• Stated exercise:
Emit the data below verbatim, stripping out any pictures.
— BEGIN Stored data —
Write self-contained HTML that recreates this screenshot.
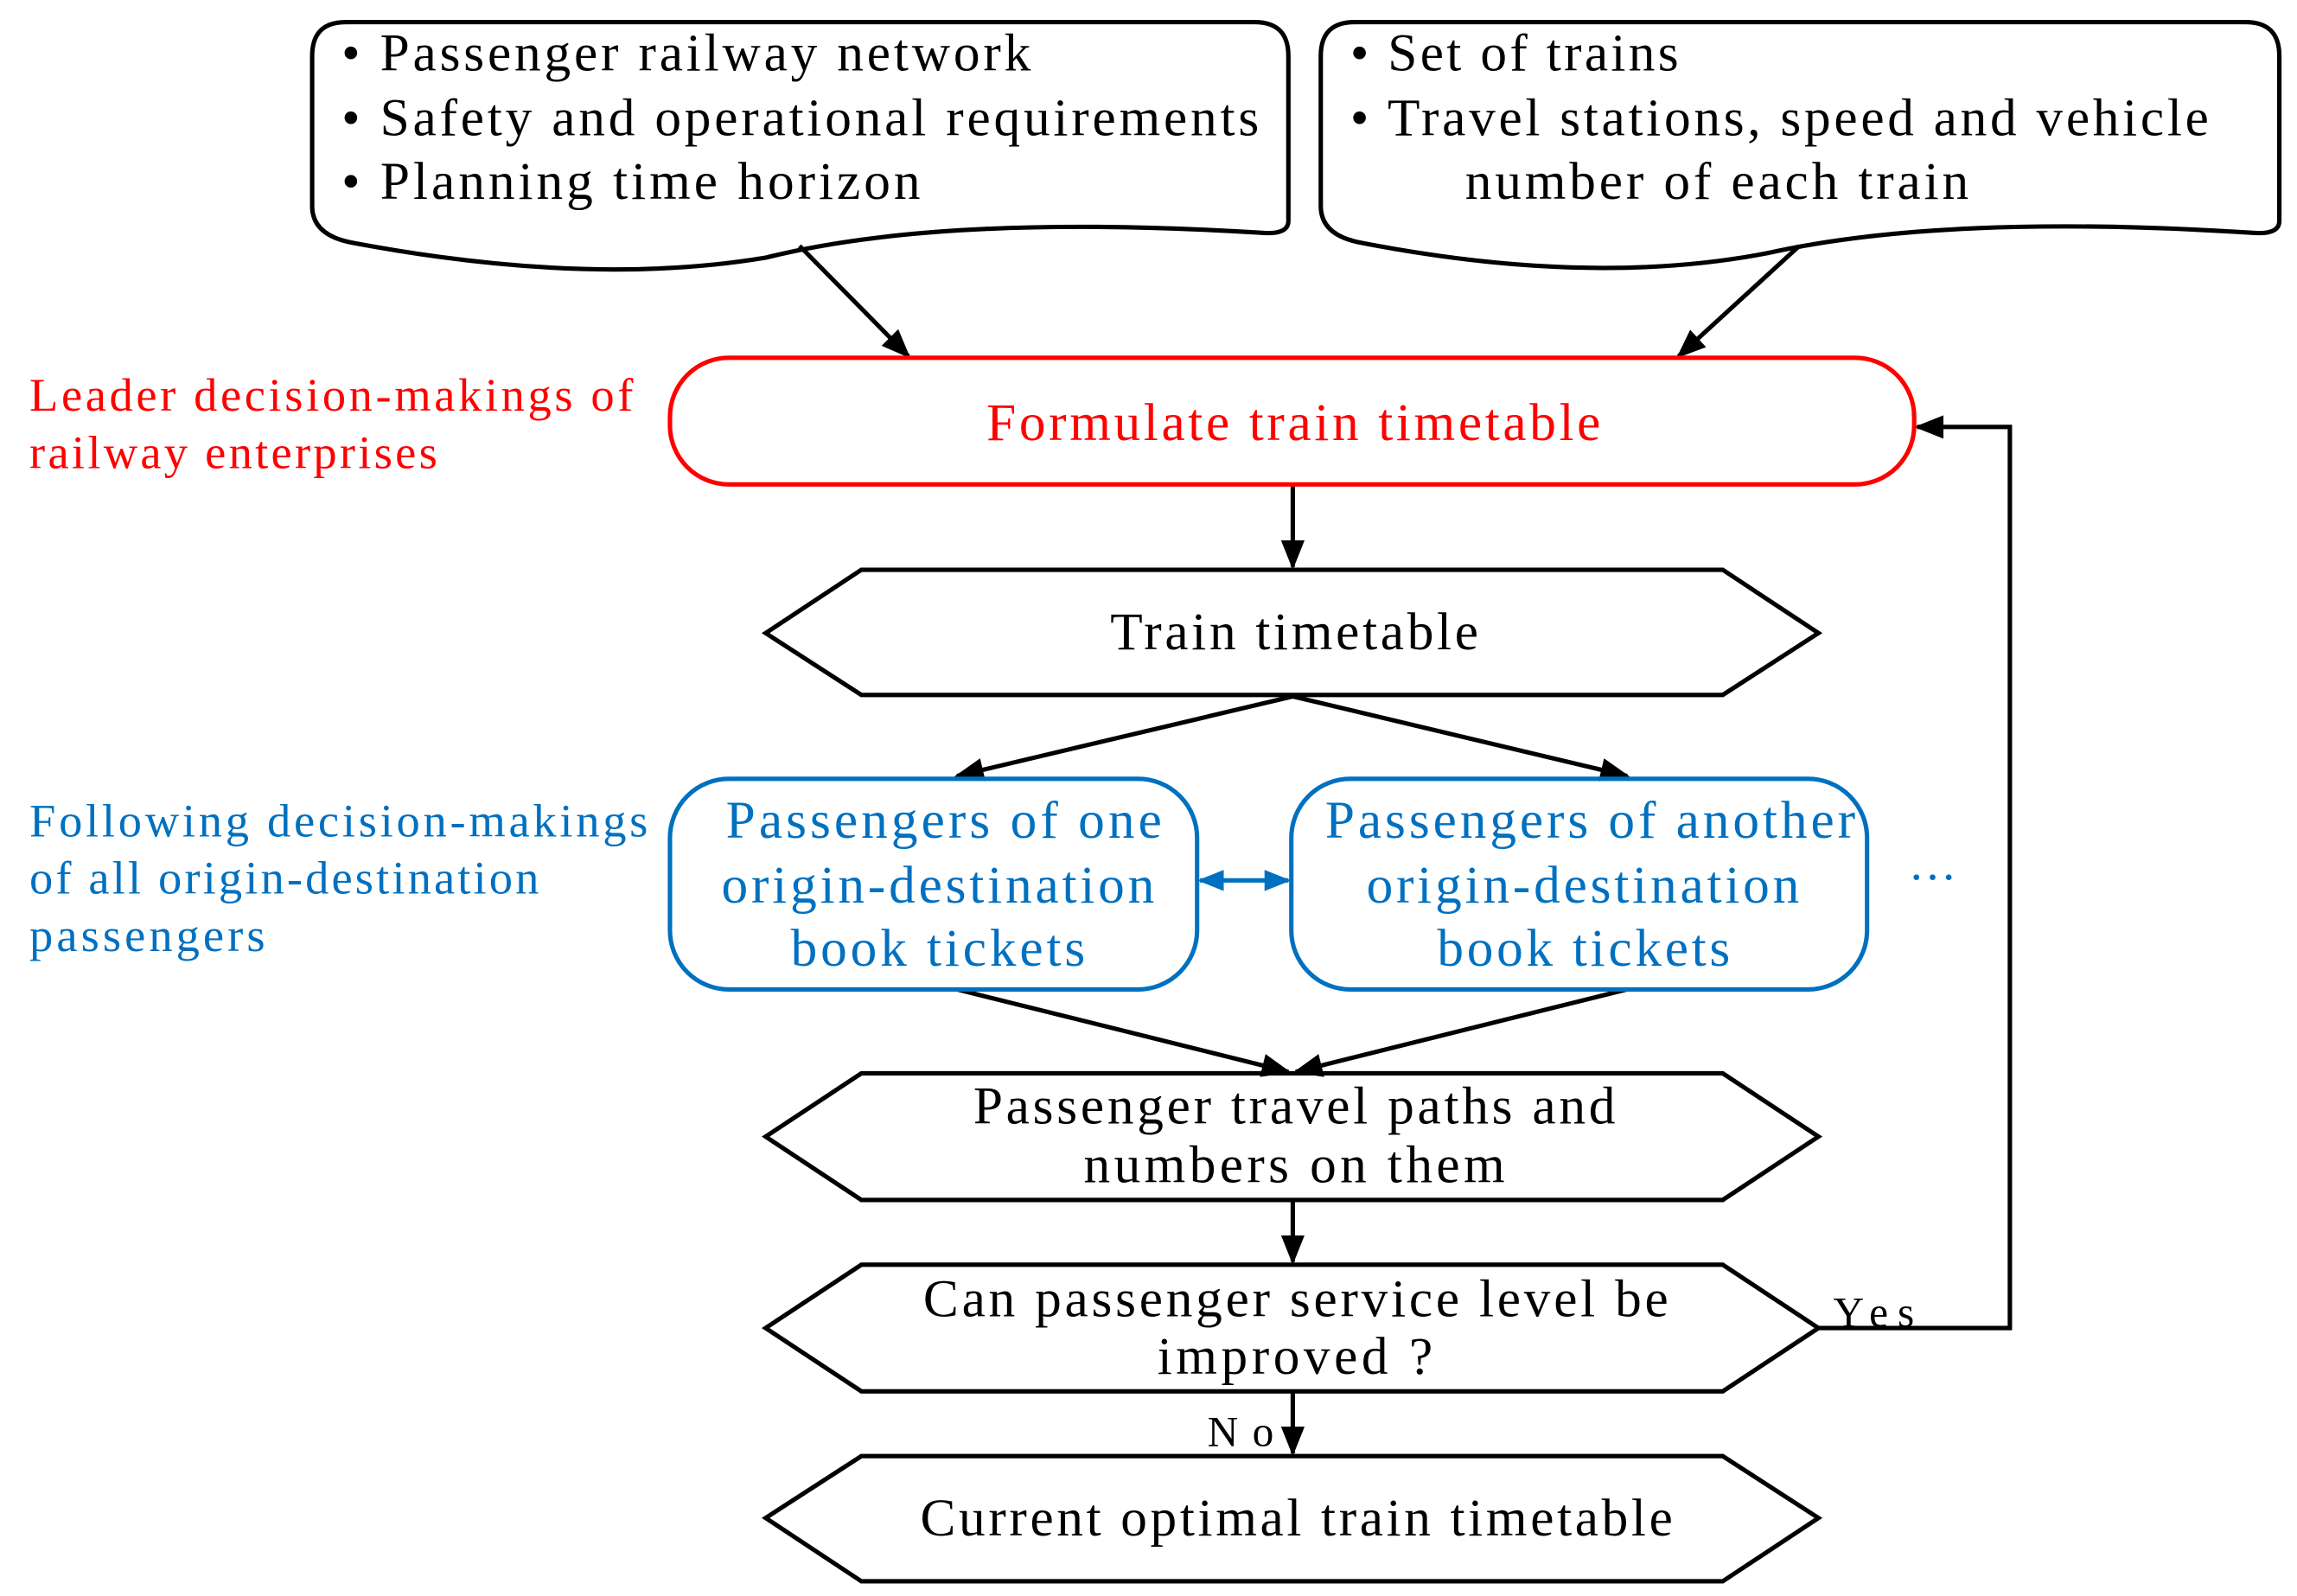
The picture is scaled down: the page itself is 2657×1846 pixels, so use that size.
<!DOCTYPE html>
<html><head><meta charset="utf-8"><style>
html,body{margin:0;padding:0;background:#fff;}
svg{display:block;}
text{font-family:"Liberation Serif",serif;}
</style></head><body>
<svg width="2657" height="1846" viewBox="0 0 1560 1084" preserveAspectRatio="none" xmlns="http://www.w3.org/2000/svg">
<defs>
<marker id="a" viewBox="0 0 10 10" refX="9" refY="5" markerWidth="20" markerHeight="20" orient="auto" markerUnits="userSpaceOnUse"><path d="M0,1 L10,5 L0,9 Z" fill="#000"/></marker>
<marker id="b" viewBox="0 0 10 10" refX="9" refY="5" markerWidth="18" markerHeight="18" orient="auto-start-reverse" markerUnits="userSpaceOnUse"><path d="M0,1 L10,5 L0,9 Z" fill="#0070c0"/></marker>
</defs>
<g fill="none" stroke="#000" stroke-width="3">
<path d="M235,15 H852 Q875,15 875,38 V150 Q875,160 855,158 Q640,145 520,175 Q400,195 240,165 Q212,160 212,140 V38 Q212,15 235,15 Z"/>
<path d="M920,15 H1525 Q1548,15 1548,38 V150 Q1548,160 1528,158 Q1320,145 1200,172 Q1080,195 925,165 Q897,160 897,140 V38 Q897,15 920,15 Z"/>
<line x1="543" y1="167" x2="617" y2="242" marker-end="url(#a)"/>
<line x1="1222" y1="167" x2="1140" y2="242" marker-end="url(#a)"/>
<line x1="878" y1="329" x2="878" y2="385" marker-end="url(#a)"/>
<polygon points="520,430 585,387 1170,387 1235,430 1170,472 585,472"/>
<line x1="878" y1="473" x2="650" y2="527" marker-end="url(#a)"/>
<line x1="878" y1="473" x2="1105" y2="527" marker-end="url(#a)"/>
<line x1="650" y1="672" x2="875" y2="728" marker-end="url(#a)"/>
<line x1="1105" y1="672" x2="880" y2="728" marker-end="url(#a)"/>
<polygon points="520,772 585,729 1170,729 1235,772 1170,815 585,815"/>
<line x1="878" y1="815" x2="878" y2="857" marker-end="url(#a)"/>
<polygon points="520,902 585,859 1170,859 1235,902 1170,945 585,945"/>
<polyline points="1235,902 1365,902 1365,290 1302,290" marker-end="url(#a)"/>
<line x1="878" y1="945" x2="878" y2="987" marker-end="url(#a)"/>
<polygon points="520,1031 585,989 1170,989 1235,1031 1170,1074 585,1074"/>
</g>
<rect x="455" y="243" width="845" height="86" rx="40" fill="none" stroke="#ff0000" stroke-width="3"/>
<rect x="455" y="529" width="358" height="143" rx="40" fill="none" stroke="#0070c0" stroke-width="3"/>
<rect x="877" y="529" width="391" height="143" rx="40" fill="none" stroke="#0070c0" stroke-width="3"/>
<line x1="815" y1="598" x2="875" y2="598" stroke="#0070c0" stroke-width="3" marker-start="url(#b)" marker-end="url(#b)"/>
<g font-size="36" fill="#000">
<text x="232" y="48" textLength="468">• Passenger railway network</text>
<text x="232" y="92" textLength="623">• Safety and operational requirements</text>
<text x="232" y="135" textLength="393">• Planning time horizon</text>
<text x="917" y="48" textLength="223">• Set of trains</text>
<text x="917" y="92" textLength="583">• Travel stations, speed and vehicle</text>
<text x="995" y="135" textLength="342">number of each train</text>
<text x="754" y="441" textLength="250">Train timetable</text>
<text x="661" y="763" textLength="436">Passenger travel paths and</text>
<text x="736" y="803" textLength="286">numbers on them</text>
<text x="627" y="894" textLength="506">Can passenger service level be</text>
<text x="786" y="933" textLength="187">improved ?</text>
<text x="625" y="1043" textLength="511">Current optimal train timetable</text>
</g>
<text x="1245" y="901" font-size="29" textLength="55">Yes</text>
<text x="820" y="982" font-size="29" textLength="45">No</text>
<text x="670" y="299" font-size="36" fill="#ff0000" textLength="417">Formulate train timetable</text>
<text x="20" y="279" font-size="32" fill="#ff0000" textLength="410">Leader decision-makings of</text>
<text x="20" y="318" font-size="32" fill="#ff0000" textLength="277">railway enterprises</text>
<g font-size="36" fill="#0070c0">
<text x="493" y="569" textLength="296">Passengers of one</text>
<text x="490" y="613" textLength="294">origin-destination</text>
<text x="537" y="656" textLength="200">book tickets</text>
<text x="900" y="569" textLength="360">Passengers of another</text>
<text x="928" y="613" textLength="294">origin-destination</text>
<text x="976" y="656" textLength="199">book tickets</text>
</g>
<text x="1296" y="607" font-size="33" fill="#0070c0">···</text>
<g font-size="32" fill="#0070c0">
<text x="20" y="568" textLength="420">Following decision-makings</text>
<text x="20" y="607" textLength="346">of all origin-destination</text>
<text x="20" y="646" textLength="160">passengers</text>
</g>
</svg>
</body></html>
— END Stored data —
• Expected answer:
Write self-contained HTML that recreates this screenshot.
The picture is scaled down: the page itself is 2657×1846 pixels, so use that size.
<!DOCTYPE html>
<html><head><meta charset="utf-8"><style>
html,body{margin:0;padding:0;background:#fff;}
svg{display:block;}
text{font-family:"Liberation Serif",serif;}
</style></head><body>
<svg width="2657" height="1846" viewBox="0 0 1560 1084" preserveAspectRatio="none" xmlns="http://www.w3.org/2000/svg">
<defs>
<marker id="a" viewBox="0 0 10 10" refX="9" refY="5" markerWidth="20" markerHeight="20" orient="auto" markerUnits="userSpaceOnUse"><path d="M0,1 L10,5 L0,9 Z" fill="#000"/></marker>
<marker id="b" viewBox="0 0 10 10" refX="9" refY="5" markerWidth="18" markerHeight="18" orient="auto-start-reverse" markerUnits="userSpaceOnUse"><path d="M0,1 L10,5 L0,9 Z" fill="#0070c0"/></marker>
</defs>
<g fill="none" stroke="#000" stroke-width="3">
<path d="M235,15 H852 Q875,15 875,38 V150 Q875,160 855,158 Q640,145 520,175 Q400,195 240,165 Q212,160 212,140 V38 Q212,15 235,15 Z"/>
<path d="M920,15 H1525 Q1548,15 1548,38 V150 Q1548,160 1528,158 Q1320,145 1200,172 Q1080,195 925,165 Q897,160 897,140 V38 Q897,15 920,15 Z"/>
<line x1="543" y1="167" x2="617" y2="242" marker-end="url(#a)"/>
<line x1="1222" y1="167" x2="1140" y2="242" marker-end="url(#a)"/>
<line x1="878" y1="329" x2="878" y2="385" marker-end="url(#a)"/>
<polygon points="520,430 585,387 1170,387 1235,430 1170,472 585,472"/>
<line x1="878" y1="473" x2="650" y2="527" marker-end="url(#a)"/>
<line x1="878" y1="473" x2="1105" y2="527" marker-end="url(#a)"/>
<line x1="650" y1="672" x2="875" y2="728" marker-end="url(#a)"/>
<line x1="1105" y1="672" x2="880" y2="728" marker-end="url(#a)"/>
<polygon points="520,772 585,729 1170,729 1235,772 1170,815 585,815"/>
<line x1="878" y1="815" x2="878" y2="857" marker-end="url(#a)"/>
<polygon points="520,902 585,859 1170,859 1235,902 1170,945 585,945"/>
<polyline points="1235,902 1365,902 1365,290 1302,290" marker-end="url(#a)"/>
<line x1="878" y1="945" x2="878" y2="987" marker-end="url(#a)"/>
<polygon points="520,1031 585,989 1170,989 1235,1031 1170,1074 585,1074"/>
</g>
<rect x="455" y="243" width="845" height="86" rx="40" fill="none" stroke="#ff0000" stroke-width="3"/>
<rect x="455" y="529" width="358" height="143" rx="40" fill="none" stroke="#0070c0" stroke-width="3"/>
<rect x="877" y="529" width="391" height="143" rx="40" fill="none" stroke="#0070c0" stroke-width="3"/>
<line x1="815" y1="598" x2="875" y2="598" stroke="#0070c0" stroke-width="3" marker-start="url(#b)" marker-end="url(#b)"/>
<g font-size="36" fill="#000">
<text x="232" y="48" textLength="468">• Passenger railway network</text>
<text x="232" y="92" textLength="623">• Safety and operational requirements</text>
<text x="232" y="135" textLength="393">• Planning time horizon</text>
<text x="917" y="48" textLength="223">• Set of trains</text>
<text x="917" y="92" textLength="583">• Travel stations, speed and vehicle</text>
<text x="995" y="135" textLength="342">number of each train</text>
<text x="754" y="441" textLength="250">Train timetable</text>
<text x="661" y="763" textLength="436">Passenger travel paths and</text>
<text x="736" y="803" textLength="286">numbers on them</text>
<text x="627" y="894" textLength="506">Can passenger service level be</text>
<text x="786" y="933" textLength="187">improved ?</text>
<text x="625" y="1043" textLength="511">Current optimal train timetable</text>
</g>
<text x="1245" y="901" font-size="29" textLength="55">Yes</text>
<text x="820" y="982" font-size="29" textLength="45">No</text>
<text x="670" y="299" font-size="36" fill="#ff0000" textLength="417">Formulate train timetable</text>
<text x="20" y="279" font-size="32" fill="#ff0000" textLength="410">Leader decision-makings of</text>
<text x="20" y="318" font-size="32" fill="#ff0000" textLength="277">railway enterprises</text>
<g font-size="36" fill="#0070c0">
<text x="493" y="569" textLength="296">Passengers of one</text>
<text x="490" y="613" textLength="294">origin-destination</text>
<text x="537" y="656" textLength="200">book tickets</text>
<text x="900" y="569" textLength="360">Passengers of another</text>
<text x="928" y="613" textLength="294">origin-destination</text>
<text x="976" y="656" textLength="199">book tickets</text>
</g>
<text x="1296" y="607" font-size="33" fill="#0070c0">···</text>
<g font-size="32" fill="#0070c0">
<text x="20" y="568" textLength="420">Following decision-makings</text>
<text x="20" y="607" textLength="346">of all origin-destination</text>
<text x="20" y="646" textLength="160">passengers</text>
</g>
</svg>
</body></html>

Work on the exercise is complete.